藤村 でも白井は最近では“制限選挙”を主張するようになったでしょ?

外山 あ、そうなの? じゃあこの鼎談の時とはまた立場が変わったってこと?

藤村 何かの選挙でまた自民党が大勝して、“絶望した!”みたいなことを云って……(笑)。

外山 じゃあ次第に我がファシズム陣営に近づいてきてくれてるのかな?(笑) ……89ページで北田が、「昔のアメリカでは、連邦政府が黒人の有権者としての権利を認めても、州レベルでバックラッシュが起きて、書き取りテストや暗記テストとかで、字が書けない人を有権者として認めないといった抜け道を作った」という話を、もちろん批判的に、「『そういうことは止めましょう』が私たちの社会の決まりですよね」って留保しながら紹介してるけど、そんなもん、字も書けないような人に選挙権なんか認めるほうが間違ってますよ(笑)。たぶん黒人に対してだけ試験をやったからイカンのであって、白人にも同じ試験を受けさせろ、と。
 まあいずれにせよ北田暁大は、“自民党に投票するような連中に選挙権を与えてはいけないのではないか”っていう(笑)、一方で“いやいや、やっぱりそういうことを考えてはいけない”と思い直したりして反省しつつ、そういう方向性も視界にチラつかせていて、この3人の中では一番マジメに悩んでいるのが分かって好感が持てます。

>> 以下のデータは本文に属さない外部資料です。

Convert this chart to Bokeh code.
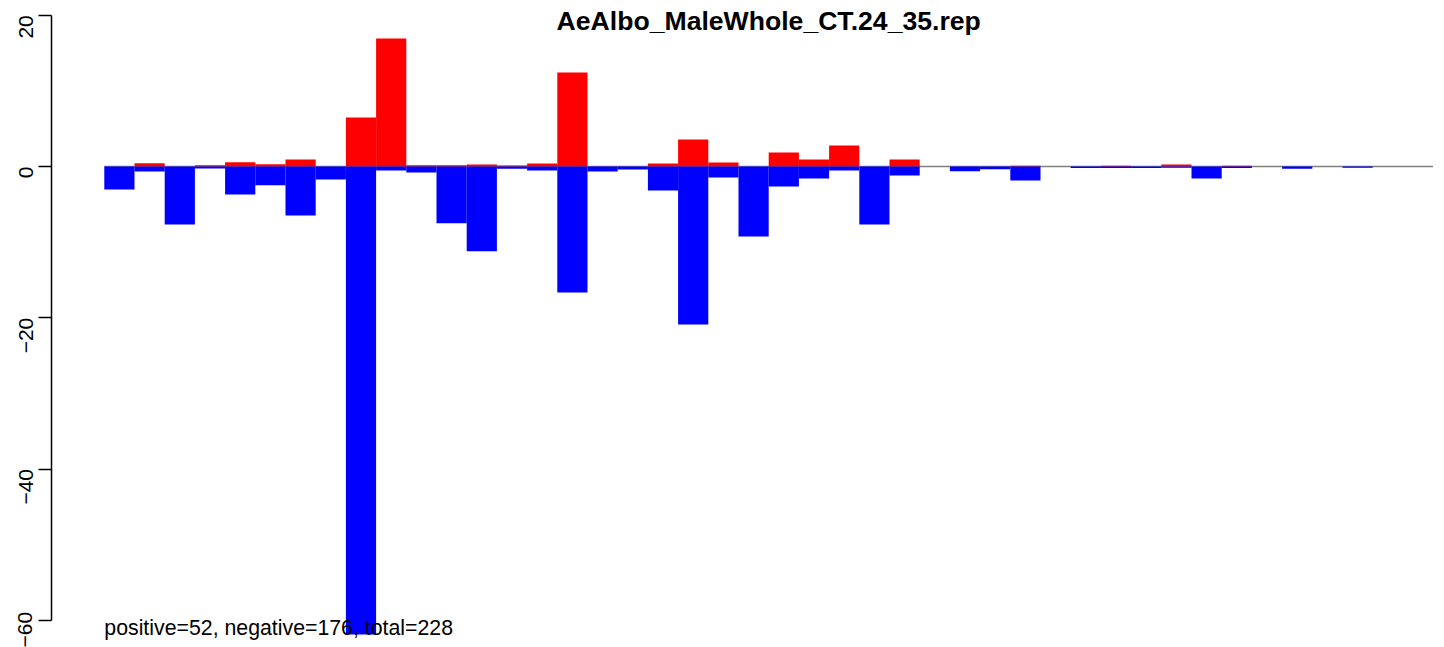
import math
from bokeh.plotting import figure
from bokeh.models import Range1d, FixedTicker, Label
from bokeh.embed import file_html
from bokeh.resources import INLINE

title_text = "AeAlbo_MaleWhole_CT.24_35.rep"
summary_text = "positive=52, negative=176, total=228"

positive = [0, 0.44, 0, 0.15, 0.57, 0.3, 0.93, 0, 6.48, 16.93,
            0.18, 0.18, 0.26, 0.13, 0.4, 12.43, 0, 0, 0.4, 3.57,
            0.53, 0, 1.85, 0.93, 2.78, 0, 0.93, 0, 0, 0,
            0.1, 0, 0, 0.1, 0, 0.25, 0, 0.1, 0, 0,
            0, 0, 0, 0]
negative = [-3.04, -0.66, -7.67, -0.26, -3.7, -2.47, -6.48, -1.72, -61.9, -0.53,
            -0.79, -7.5, -11.2, -0.3, -0.53, -16.66, -0.66, -0.4, -3.17, -20.9,
            -1.45, -9.25, -2.64, -1.59, -0.53, -7.67, -1.19, 0, -0.62, -0.35,
            -1.85, 0, -0.2, -0.2, -0.2, -0.15, -1.6, -0.2, 0, -0.3,
            0, -0.15, 0, 0]
y_ticks = [-60, -40, -20, 0, 20]
y_tick_labels = ["\u221260", "\u221240", "\u221220", "0", "20"]

n = len(positive)
centers = [i + 0.5 for i in range(n)]

FONT = "Liberation Sans"
W, H = 1444, 647
left_border = 51
px_per_x = 30.2
px_per_y = 7.5625
x_start = -(103.8 - left_border) / px_per_x
x_end = x_start + (W - left_border) / px_per_x
y_end = 166 / px_per_y
y_start = y_end - H / px_per_y

p = figure(width=W, height=H, output_backend="svg", toolbar_location=None,
           x_range=Range1d(x_start, x_end), y_range=Range1d(y_start, y_end),
           x_axis_location=None, y_axis_location="left",
           min_border_left=left_border, min_border_right=0,
           min_border_top=0, min_border_bottom=0)
p.outline_line_color = None
p.grid.visible = False
p.background_fill_color = "white"
p.border_fill_color = "white"

p.line(x=[0, n], y=[0, 0], line_color="gray", line_width=1.5)
p.vbar(x=centers, width=1.0, bottom=0, top=positive, fill_color="#ff0000", line_color=None)
p.vbar(x=centers, width=1.0, bottom=negative, top=0, fill_color="#0000ff", line_color=None)

ax = p.yaxis[0]
ax.ticker = FixedTicker(ticks=y_ticks)
ax.major_label_overrides = {t: l for t, l in zip(y_ticks, y_tick_labels)}
ax.bounds = (min(y_ticks), max(y_ticks))
ax.minor_tick_line_color = None
ax.major_tick_out = 13
ax.major_tick_in = 0
ax.major_tick_line_width = 1.5
ax.major_tick_line_color = "black"
ax.axis_line_width = 1.5
ax.axis_line_color = "black"
ax.major_label_orientation = math.pi / 2
ax.major_label_standoff = 13
ax.major_label_text_font = FONT
ax.major_label_text_font_size = "21px"
ax.major_label_text_color = "black"

p.add_layout(Label(x=n / 2, y=y_end - 20 / px_per_y, text=title_text, text_align="center",
                   text_baseline="alphabetic", text_font=FONT, text_font_size="26.6px",
                   text_font_style="bold", text_color="black"))
p.add_layout(Label(x=0, y=-61, text=summary_text, text_align="left",
                   text_baseline="middle", text_font=FONT, text_font_size="21.3px",
                   text_color="black"))

open("out.html", "w").write(file_html(p, INLINE))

 「政治に参加することはかっこいい」というカルチャー!?

藤村 104ページで北田が、「デフレに満足しつつ夢を持って生きていく知恵が、僕には思い浮かばないです。『貧すれば鈍する』というか」って、まあ北田の“リフレ派支持”っていうスタンスでの問題提起でしょうけど、これに対して白井は、リフレ派とは一線を画したいからなのか、それは「文化資本的な問題」で、要は“金なんかなくても楽しめるだろう”というようなことを云う。本を買う金がないなら図書館に行け、英語の塾に通う金がないならNHKの「基礎英語」を聴け、って(笑)。

薙野 そういう発想になるかどうかということ自体が、親の学歴とか教養の度合いで決まったりするから、そう上手くはいきませんよね。

外山 それも最後のほう、118ページで白井が自分で、「結局、インフラはあるんですよ。でも、そもそも親や本人がそれにアクセスすることを思いつけるのかというところに肝心の点がある」と云ってて、北田が「本屋に連れて行くという話も含めて文化資本ですからね」と、そういうのも結局は階層格差の問題だと指摘してはいる。

藤村 やっぱり圧倒的に北田のほうに説得力を感じますね。

外山 しかしそういう議論に対して五野井が、「『本を読むことはかっこいい』とか『政治に参加することはかっこいい』というカルチャー」を作ればいい、みたいなことを無邪気に云ってて……。

藤村 ダメだこりゃ(笑)。

外山 お気楽な人はいいですね。

藤村 しかしぼくも30代の頃は本当に極貧で、本なんか読まなかったもんなあ。

薙野 私も仕事に追われてる時期は、本は読めなかった。

外山 忙しくて本を読めない人は、そもそも図書館なんかに行く時間もないだろうしね。

藤村 今やそういう時代なんだからさ。本を読んでるといっても、“知的生きかた文庫”とか……。

外山 “本”のうちに入らんようなやつ。

藤村 実はオレも昨日読んだけど(笑)、少ない時間でせっかく本を読むんなら、そういう“仕事の役に立つ”本を読もうって発想になってしまいがち。

外山 仕事の役には立たないようなことが“教養”なのに(笑)。

藤村 やっぱりさっきの“キャバクラ”の人の話が示唆的で、人間の“幸福”というのは、結局は“人間関係”とかで決まる部分が大きいわけですよ。白井聡の云うように、たしかに“お金”のあるなしで決まるわけではない。つまり白井聡は、そういう線で一貫したければ、右翼に転向しなさい(笑)。


 外山恒一と白井聡の鏡写し的な思想遍歴

藤村 ……白井聡って、絓さんの教え子なのかな?

外山 そう聞いてます。

藤村 その絓さんにも、すっかり嫌われてしまってるようだし、ここはいっそ右に……。